Il percorso a noi proposto dalla liturgia è un vero e proprio processo di integrazione tra ruolo e identità.
Quando il ruolo ha nulla a che spartire con la propria esistenza e il personaggio ha la meglio sulla persona, si finisce per diventare mercanti di parole, uomini e donne che inalberano orgogliosamente insegne e titoli, gente che dimena di contentezza quando si sente osservata.
È il rischio dal quale ci mette in guardia questa pagina di vangelo troppo poco frequentata e che ci invita a prendere in considerazione i fatti non le apparenze, le scelte non i discorsi, i gesti non i proclami. Si diventa grotteschi – sembra ripetere Gesù – quando, per un piccolo ritaglio di potere, si crede di poter spadroneggiare su tutto e su tutti. Purtroppo, nessuna forma di potere – neanche quello religioso – è esente da questo rischio.
Forse dovremmo tradurre diversamente il secondo comandamento (non nominare il nome di Dio invano) con non utilizzare il nome di Dio invano.
Ci condiziona uno spasmodico bisogno di doverci distinguere a tutti i costi; siamo fagocitati dalla sete di dominio; ci seduce la voglia di esibirci pur di ricevere plauso e stima altrui, ci illudiamo di poter fare a meno di assumere il peso della partita che abbiamo scelto di giocare; ci attraversa una sorta di nevrosi quando ci rifugiamo in piccole o grandi manie rituali; diventiamo intransigenti nei giudizi sugli altri mentre a noi concediamo larghi sconti. Ma tutto questo è una strada senza uscita, strada delle nostre inconsistenze, strada che scambia l’essere con l’apparire: per questo non troviamo alcun eufemismo nelle parole di Gesù mentre denuncia la situazione di chi, chiamato a favorire la possibilità di conoscere Dio, ne è divenuto addirittura un ostacolo.

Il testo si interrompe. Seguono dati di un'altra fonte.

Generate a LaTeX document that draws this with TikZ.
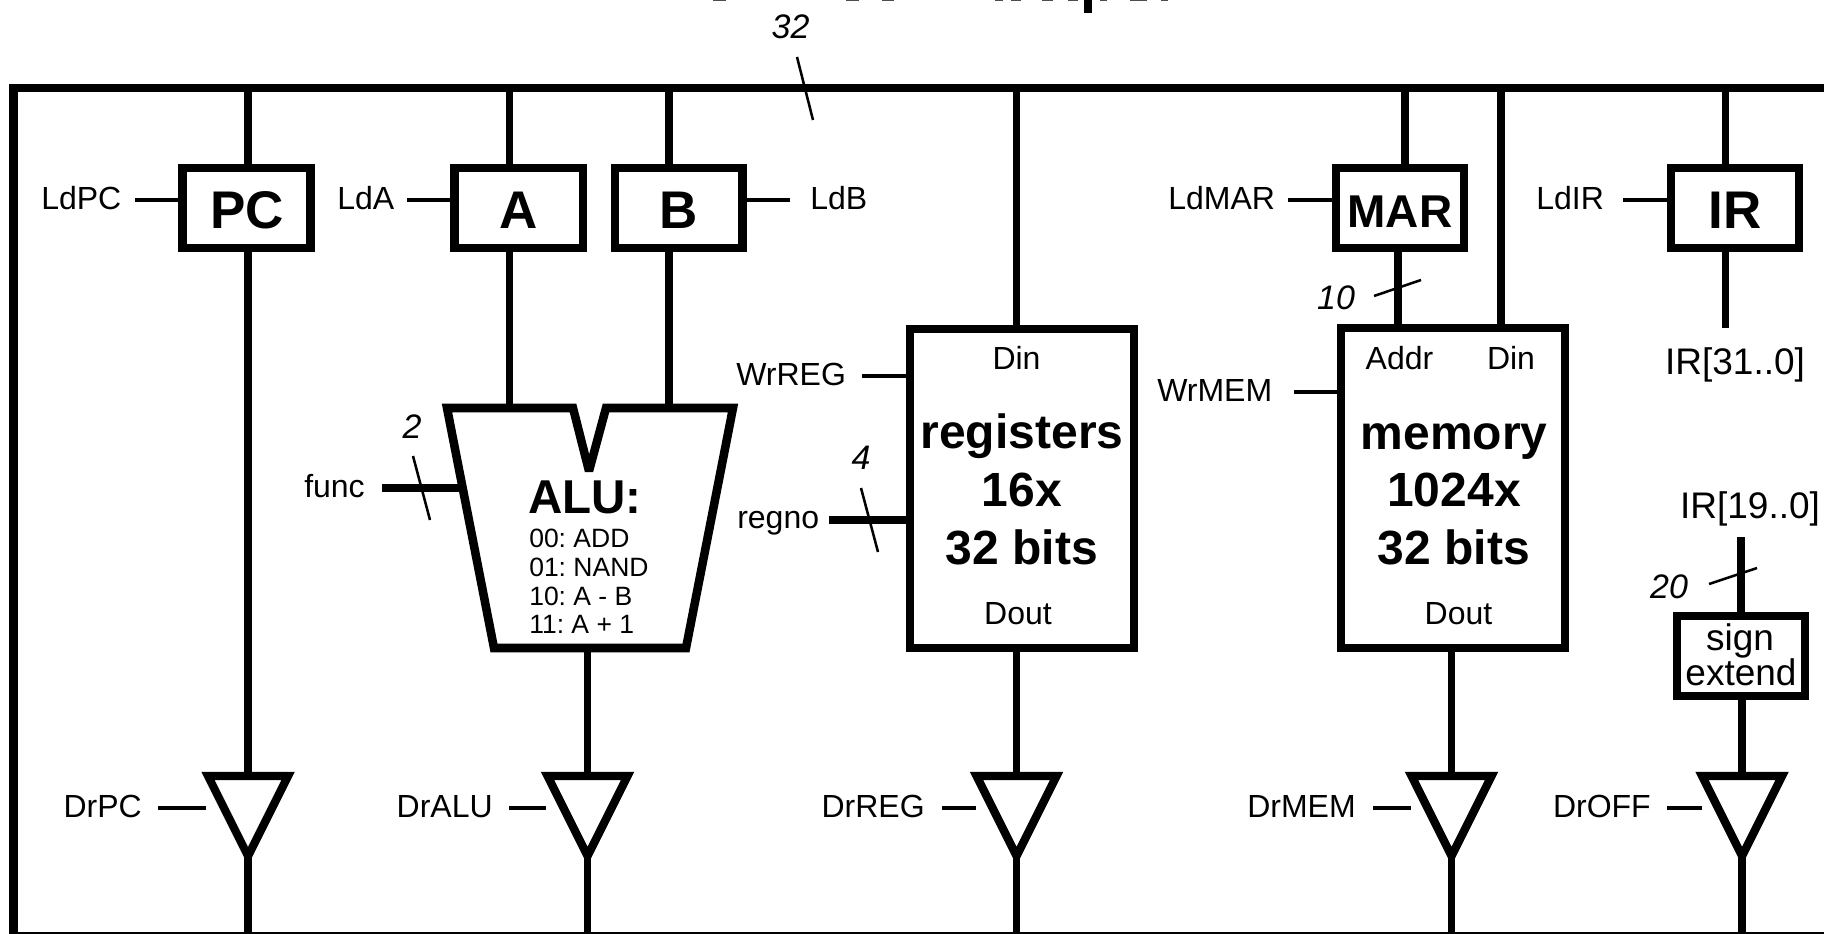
\documentclass[tikz,border=0pt]{standalone}
\usepackage{fontspec}
\setmainfont{Liberation Sans}
\frenchspacing
\newcommand{\pxfont}[1]{\fontsize{\dimexpr #1pt*3/4\relax}{\dimexpr #1pt*9/10\relax}\selectfont}
\tikzset{
  bus/.style={line width=6.2pt},
  wire/.style={line width=5.7pt},
  ctrl/.style={line width=2.4pt},
  slash/.style={line width=1.9pt},
  regbox/.style={draw,line width=6.4pt,inner sep=0pt,rectangle},
  lbl/.style={inner sep=0pt,anchor=base,font=\pxfont{32}},
  lblw/.style={inner sep=0pt,anchor=base west,font=\pxfont{32}},
  lble/.style={inner sep=0pt,anchor=base east,font=\pxfont{32}},
  biglbl/.style={inner sep=0pt,anchor=base,font=\pxfont{37}},
  width/.style={inner sep=0pt,anchor=base,font=\itshape\pxfont{34}},
  boxname/.style={inner sep=0pt,anchor=base,font=\bfseries\pxfont{53}},
  bigname/.style={inner sep=0pt,anchor=base,font=\bfseries\pxfont{48}},
  alurow/.style={inner sep=0pt,anchor=base west,font=\pxfont{26.5}},
  tri/.style={line width=6.2pt,line join=miter},
  sliver/.style={fill=black!70,draw=none},
}
\begin{document}
\begin{tikzpicture}[x=0.75pt,y=-0.75pt]
\path[use as bounding box,clip] (0,0) rectangle (1824,934);
\fill[white] (0,0) rectangle (1824,934);

% clipped remains of a title above the frame
\foreach \a/\b in {713/726,846/859,882/894,995/1003,1011/1021,1042/1053,1068/1078,1100/1107,1130/1147,1161/1168}
  \fill[sliver] (\a,0) rectangle (\b,1.5);
\fill[black] (1084,0) rectangle (1092,13);

% bus coordinates
\coordinate (busTL) at (13.5,88);
\coordinate (busTR) at (1830,88);
\coordinate (busBL) at (13.5,936);
\coordinate (busBR) at (1830,936);
\draw[bus,line join=miter] (busTR) -- (busTL) -- (busBL) -- (busBR);
\coordinate (t32a) at (797,57); \coordinate (t32b) at (813,120);
\draw[slash] (t32a) -- (t32b);
\node[width] (w32) at (790.5,39) {32};

% registers
\node[regbox,minimum width=96pt,minimum height=60pt] (pc) at (246.5,208) {};
\node[regbox,minimum width=96.4pt,minimum height=60pt] (rA) at (518.75,208) {};
\node[regbox,minimum width=95.6pt,minimum height=60pt] (rB) at (678.75,208) {};
\node[regbox,minimum width=96pt,minimum height=60pt] (mar) at (1400,208) {};
\node[regbox,minimum width=96pt,minimum height=60pt] (ir) at (1735,208) {};
\node[boxname] (pcT) at (247,229) {PC};
\node[boxname] (aT) at (518.5,229) {A};
\node[boxname] (bT) at (678.5,229) {B};
\node[boxname,font=\bfseries\pxfont{46}] (marT) at (1400,228) {MAR};
\node[boxname] (irT) at (1735,229) {IR};

\node[lblw] (ldpc) at (41,209.5) {LdPC};
\node[lblw] (lda) at (337,209.5) {LdA};
\node[lblw] (ldb) at (810,209.5) {LdB};
\node[lblw] (ldmar) at (1168,210) {LdMAR};
\node[lblw] (ldir) at (1536,210) {LdIR};
\coordinate (ldpcE) at (135,200);
\coordinate (ldaE) at (407,200);
\coordinate (ldbE) at (790,200);
\coordinate (ldmarE) at (1288,200);
\coordinate (ldirE) at (1623,200);
\draw[ctrl] (ldpcE) -- (ldpcE -| pc.west);
\draw[ctrl] (ldaE) -- (ldaE -| rA.west);
\draw[ctrl] (ldbE) -- (ldbE -| rB.east);
\draw[ctrl] (ldmarE) -- (ldmarE -| mar.west);
\draw[ctrl] (ldirE) -- (ldirE -| ir.west);

% ALU
\coordinate (alutl) at (447,408);
\coordinate (alunl) at (573,408);
\coordinate (alutip) at (589,471);
\coordinate (alunr) at (606,408);
\coordinate (alutr) at (733,408);
\coordinate (alubr) at (686,648);
\coordinate (alubl) at (494,648);
\draw[line width=6.4pt,line join=miter,miter limit=3] (alutl) -- (alunl) -- (alutip) -- (alunr) -- (alutr) -- (alubr) -- (alubl) -- cycle;
\node[boxname,font=\bfseries\pxfont{47.5}] (aluT) at (585,513) {ALU:};
\node[alurow] (alu0) at (529,547) {00: ADD};
\node[alurow] (alu1) at (529,576) {01: NAND};
\node[alurow] (alu2) at (529,605) {10: A - B};
\node[alurow] (alu3) at (529,633) {11: A + 1};
\node[lblw] (func) at (304,497) {func};
\coordinate (funcS) at (382,488);
\coordinate (funcE) at (459,488);
\draw[bus] (funcS) -- (funcE);
\coordinate (t2a) at (413,456); \coordinate (t2b) at (430,520);
\draw[slash] (t2a) -- (t2b);
\node[width] (w2) at (412,438) {2};

% register file
\node[regbox,minimum width=168pt,minimum height=239.5pt] (regs) at (1022,488.5) {};
\node[lbl] (rDin) at (1016.5,369.5) {Din};
\node[bigname] (r1) at (1022,448) {registers};
\node[bigname] (r2) at (1022,506) {16x};
\node[bigname] (r3) at (1022,564) {32 bits};
\node[lbl] (rDout) at (1018,624) {Dout};
\node[lblw] (wrreg) at (736,385.5) {WrREG};
\coordinate (wrregE) at (862,376);
\draw[ctrl] (wrregE) -- (wrregE -| regs.west);
\node[lblw] (regno) at (737,528) {regno};
\coordinate (regnoE) at (829,520);
\draw[bus] (regnoE) -- (regnoE -| regs.west);
\coordinate (t4a) at (861,488); \coordinate (t4b) at (878,552);
\draw[slash] (t4a) -- (t4b);
\node[width] (w4) at (861,469) {4};

% memory
\node[regbox,minimum width=168pt,minimum height=240pt] (mem) at (1453,488) {};
\node[lbl] (mAddr) at (1399.5,369.5) {Addr};
\node[lbl] (mDin) at (1511,369.5) {Din};
\node[bigname] (m1) at (1454,449) {memory};
\node[bigname] (m2) at (1454,506) {1024x};
\node[bigname] (m3) at (1454,564) {32 bits};
\node[lbl] (mDout) at (1458.5,624) {Dout};
\node[lblw] (wrmem) at (1157,401) {WrMEM};
\coordinate (wrmemE) at (1294,392);
\draw[ctrl] (wrmemE) -- (wrmemE -| mem.west);
\coordinate (t10a) at (1374,296); \coordinate (t10b) at (1421,280);
\draw[slash] (t10a) -- (t10b);
\node[width] (w10) at (1336,310) {10};

% IR outputs and sign extend
\coordinate (irOut) at (1725.5,328);
\node[biglbl] (ir31) at (1735,374) {IR[31..0]};
\node[biglbl] (ir19) at (1750,518) {IR[19..0]};
\coordinate (seIn) at (1741,537);
\node[regbox,minimum width=96pt,minimum height=60pt] (se) at (1741,656) {};
\node[biglbl] (se1) at (1740,650) {sign};
\node[biglbl] (se2) at (1741,685) {extend};
\coordinate (t20a) at (1709,584); \coordinate (t20b) at (1757,568);
\draw[slash] (t20a) -- (t20b);
\node[width] (w20) at (1669,598) {20};

% tri-state drivers
\foreach \n/\x in {PC/248,ALU/587.5,REG/1016.5,MEM/1451.5,OFF/1742}{
  \coordinate (tri\n top) at (\x,776);
  \coordinate (tri\n tip) at (\x,856);
  \draw[tri] (\x-40,776) -- (\x+40,776) -- (tri\n tip) -- cycle;
  \coordinate (drop\n) at (\x,936);
  \draw[wire] (tri\n tip) -- (drop\n);
}
\node[lble] (drpc) at (142,817) {DrPC};
\node[lble] (dralu) at (493,817) {DrALU};
\node[lble] (drreg) at (925,817) {DrREG};
\node[lble] (drmem) at (1356,817) {DrMEM};
\node[lble] (droff) at (1651,817) {DrOFF};
\coordinate (drpcE) at (158,808);   \coordinate (drpcT) at (206,808);
\coordinate (draluE) at (509,808);  \coordinate (draluT) at (546,808);
\coordinate (drregE) at (942,808);  \coordinate (drregT) at (976,808);
\coordinate (drmemE) at (1373,808); \coordinate (drmemT) at (1411,808);
\coordinate (droffE) at (1667,808); \coordinate (droffT) at (1702,808);
\draw[ctrl] (drpcE) -- (drpcT);
\draw[ctrl] (draluE) -- (draluT);
\draw[ctrl] (drregE) -- (drregT);
\draw[ctrl] (drmemE) -- (drmemT);
\draw[ctrl] (droffE) -- (droffT);

% vertical wires
\draw[wire] (248,88) -- (248,164);
\draw[wire] (248,252) -- (triPCtop);
\draw[wire] (509.5,88) -- (509.5,164);
\draw[wire] (509.5,252) -- (509.5,405);
\draw[wire] (669,88) -- (669,164);
\draw[wire] (669,252) -- (669,405);
\draw[wire] (alubl -| triALUtop) -- (triALUtop);
\draw[wire] (1016.5,88) -- (1016.5,325);
\draw[wire] (1016.5,652) -- (triREGtop);
\draw[wire] (1405,88) -- (1405,164);
\draw[wire] (1398,252) -- (1398,325);
\draw[wire] (1501,88) -- (1501,325);
\draw[wire] (1451.5,652) -- (triMEMtop);
\draw[wire] (1725.5,88) -- (1725.5,164);
\draw[wire] (1725.5,252) -- (irOut);
\draw[wire] (seIn) -- (1741,612);
\draw[wire] (1742,700) -- (triOFFtop);
\end{tikzpicture}
\end{document}
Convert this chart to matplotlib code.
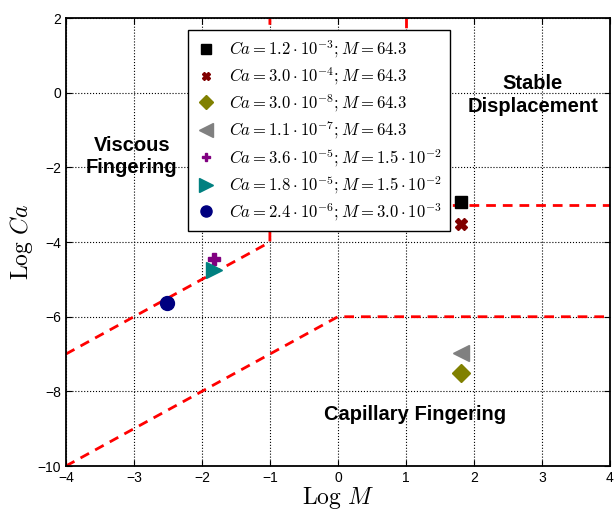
import numpy as np
import matplotlib.pyplot as plt

plt.rcParams['font.family'] = ['Liberation Sans', 'DejaVu Sans']
plt.rcParams['mathtext.fontset'] = 'cm'

# experiment points (log10 values)
logM = [1.81, 1.81, 1.81, 1.81, -1.82, -1.82, -2.52]
logCa = [-2.92, -3.52, -7.52, -6.96, -4.44, -4.74, -5.62]
labels = [r'$Ca = 1.2\cdot10^{-3}; M = 64.3$',
          r'$Ca = 3.0\cdot10^{-4}; M = 64.3$',
          r'$Ca = 3.0\cdot10^{-8}; M = 64.3$',
          r'$Ca = 1.1\cdot10^{-7}; M = 64.3$',
          r'$Ca = 3.6\cdot10^{-5}; M = 1.5\cdot10^{-2}$',
          r'$Ca = 1.8\cdot10^{-5}; M = 1.5\cdot10^{-2}$',
          r'$Ca = 2.4\cdot10^{-6}; M = 3.0\cdot10^{-3}$']
markers = ['s', 'X', 'D', '<', 'P', '>', 'o']
colors = ['black', '#800000', '#808000', '#808080', '#800080', '#008080', '#000080']
msizes = [9, 8, 9, 12, 8, 12, 10]

# regime boundaries
visc_x = [-4, -1, -1]
visc_y = [-7, -4, 2]
stab_x = [1, 1, 4]
stab_y = [2, -3, -3]
cap_x = [-4, 0, 4]
cap_y = [-10, -6, -6]

fig = plt.figure(figsize=(6.16, 5.13), dpi=100)
ax = fig.add_axes([0.107, 0.0916, 0.883, 0.873])

for bx, by in [(visc_x, visc_y), (stab_x, stab_y), (cap_x, cap_y)]:
    ax.plot(bx, by, color='red', ls='--', lw=2, dashes=(3.5, 2.5), zorder=2)

for i in range(len(logM)):
    ax.plot(logM[i], logCa[i], ls='none', marker=markers[i], color=colors[i],
            markersize=msizes[i], label=labels[i], zorder=3)

ax.text(-3.03, -1.72, 'Viscous\nFingering', ha='center', va='center',
        fontsize=14.5, fontweight='bold', linespacing=1.2)
ax.text(2.87, -0.06, 'Stable\nDisplacement', ha='center', va='center',
        fontsize=14.5, fontweight='bold', linespacing=1.25)
ax.text(1.14, -8.63, 'Capillary Fingering', ha='center', va='center',
        fontsize=14.5, fontweight='bold')

ax.set_xlim(-4, 4)
ax.set_ylim(-10, 2)
ax.set_xticks(np.arange(-4, 5, 1))
ax.set_yticks(np.arange(-10, 3, 2))
ax.grid(True, color='black', ls=':', lw=0.8)
ax.tick_params(direction='in', top=True, right=True, labelsize=10, length=4)
for s in ax.spines.values():
    s.set_linewidth(1.3)
ax.set_xlabel(r'$\mathrm{Log}\ M$', fontsize=17, labelpad=0)
ax.set_ylabel(r'$\mathrm{Log}\ Ca$', fontsize=17, labelpad=2)

leg = ax.legend(loc='upper left', bbox_to_anchor=(0.224, 0.973), fontsize=12,
                frameon=True, fancybox=False, edgecolor='black', framealpha=1,
                handlelength=1.2, labelspacing=0.3, borderpad=0.5, numpoints=1,
                markerscale=0.8, borderaxespad=0)
leg.get_frame().set_linewidth(1.0)
leg.set_zorder(5)

fig.savefig('out.png', dpi=100)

Altra è la strada che la comunità cristiana è chiamata a imboccare: quella di una presenza che non ricerca posti prestigiosi ma ruoli umili, nascosti; quella di una presenza che non ambisce riconoscimenti ma è capace di assumere ciò che spesso risulta sgradito ad altri.
Non poche volte siamo attraversati dalla convinzione che l’autorità delle nostre parole passi attraverso quel ruolo che ciascuno di noi riveste nei confronti di qualcun altro (della serie: tu non sai chi sono io?). Ma non è una cattedra o un qualsiasi ruolo istituzionale a conferire peso a ciò che di valido possiamo trasmettere, quanto l’autorevolezza che passa attraverso uno stile che, prima ancora che dire, già incarna quanto poi potrà essere enunciato con la bocca.
Non fate come loro…
Se almeno riuscissimo a cogliere l’affetto che parole come queste lasciano trasparire. Non fare così, ripete chi ha a cuore la vicenda delle persone a cui si sente legato.
Non fate come loro…
Dire e non fare tradisce un comportamento ipocrita.
Legare fardelli e non portarli, equivale a compiere uno sfruttamento: quanto diverso il clima là dove è dato di respirare dal proprio stile lo sforzo di vivere almeno con un dito quanto si annuncia agli altri!
Operare il bene per suscitare ammirazione e adulazione, significa essere persone superbe: la vita ridotta a spettacolo.
Amare posti di onore e ossequi, attesta tutta la nostra stupida boria mentre siamo incapaci di un sano realismo su noi stessi.
Un modo distorto di intendersi genera un modo distorto di operare.
Trapela dalle parole evangeliche un invito ad essere umili che equivale, poi, ad essere veri.
Mi piace concludere con le parole di un pastore cristiano che è stato in mezzo ai fratelli fino alla fine, proprio come il Signore Gesù:
“La comunità cristiana non ha bisogno di personalità brillanti, ma di fedeli servitori di Gesù e dei fratelli. Non le mancano elementi del primo tipo, ma del secondo. Si può riconoscere autorità nella cura pastorale solo al servitore di Gesù Cristo, che non cerca autorità per sé, ma che si inchina all’autorità della Parola, come un fratello tra i fratelli” (D. Bonhoeffer).